In the 1989 lease amendment, Pergament agreed to pay additional sublease rent of $224,000 annually for the last 11 years, 9 months of the sublease term commencing in January 1993. As conceded by Pergament, consideration for the 1989 lease modification does exist. Hence, defendant’s arguments are without merit. The sublease is declared valid, binding and enforceable.

SUMMARY JUDGMENT

It is well settled that summary judgment is a drastic remedy which can only be granted when it is clear that there is no triable issue of fact presented. (Andre v Pomeroy, 35 NY2d 361 [1974]; Alvarez v Prospect Hosp., 68 NY2d 320 [1986].) Where, as here, there is no triable issue of fact, summary judgment is appropriate. (Friends of Animals v Associated Fur Mfrs., 46 NY2d 1065 [1979]; Sillman v Twentieth Century-Fox Film Corp., 3 NY2d 395 [1957].) In this case, the court is presented with clear contractual obligations on the part of the parties vis-á-vis the 1987 sublease and its 1989 amendment. These unambiguous documents form the basis of the legal arguments *558so well argued by counsel. As such, summary judgment is appropriate in determining questions of law which arise from such agreements. (See, Chimart Assocs. v Paul, 66 NY2d 570 [1986], supra; Tantleff v Truscelli, 110 AD2d 240 [2d Dept 1985].)

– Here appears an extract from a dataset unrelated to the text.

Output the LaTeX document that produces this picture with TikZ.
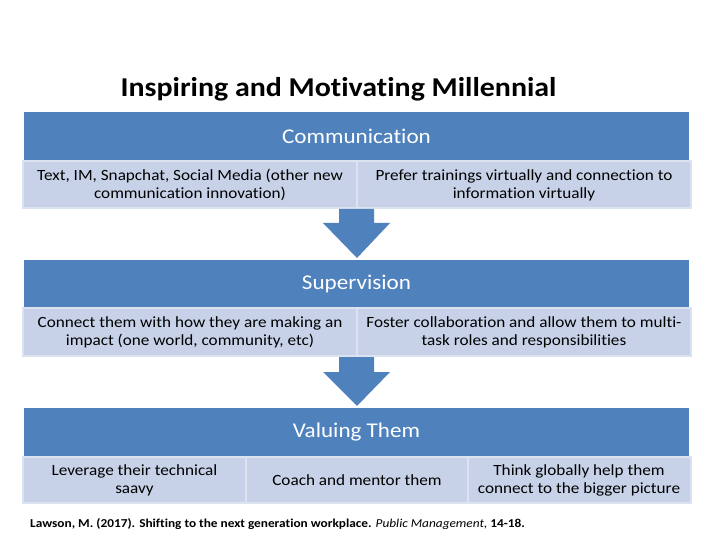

Pergament posits that summary judgment should be denied because there is reason to believe that Middle Village and Vertical are conspiring to defeat its rights. Accordingly, Pergament suggests that summary judgment be deferred until discovery pursuant to CPLR 3212 (f) can be had. Summary judgment should not be deferred where unsubstantiated or conclusory assertions, such as Pergament’s conjecture here, are made as a basis to defeat summary judgment. (See, Bosio v Selig, 165 AD2d 822 [2d Dept 1990].) Discovery will not demonstrate anything relevant to the issues presented in this case. At best, Pergament will be able to show clever business manéuvering and planning which, in the context of the 1987 sublease and its 1989 amendment, are permissible. All that Pergament bargained for was the right to remain in the leasehold for so long as Middle Village maintained its status as a prime tenant. So long as Pergament maintains its leasehold through the end of the term, it has no basis to complain.

Accordingly, plaintiffs motion for summary judgment should be granted in its entirety and defendant’s motion for summary judgment must be denied. Therefore, it is, ordered that plaintiffs motion for summary judgment is granted in its entirety and defendant’s motion for summary judgment is denied; and it is ordered that it is declared that the instrument dated June 2, 1987 between plaintiff and defendant is a sublease and not a pro tanto assignment; and it is further ordered that defendant may not compel plaintiff to extend the term of the prime lease between Vertical Industrial Park Associates and plaintiff; and it is further ordered that plaintiff is not obligated to procure an estoppel certificate and nondisturbance agreement from its landlord, Vertical Industrial Park Associates; and it is further ordered that the 1989 sublease amendment is declared to be valid and binding and enforceable; and it is ordered that plaintiffs second cause of action is dismissed as moot.

Settle judgment on 10 days’ notice.

The same holds true with regard to Pergament’s inability to compel Middle Village to obtain an estoppel certificate or nondisturbance agreement as discussed infra.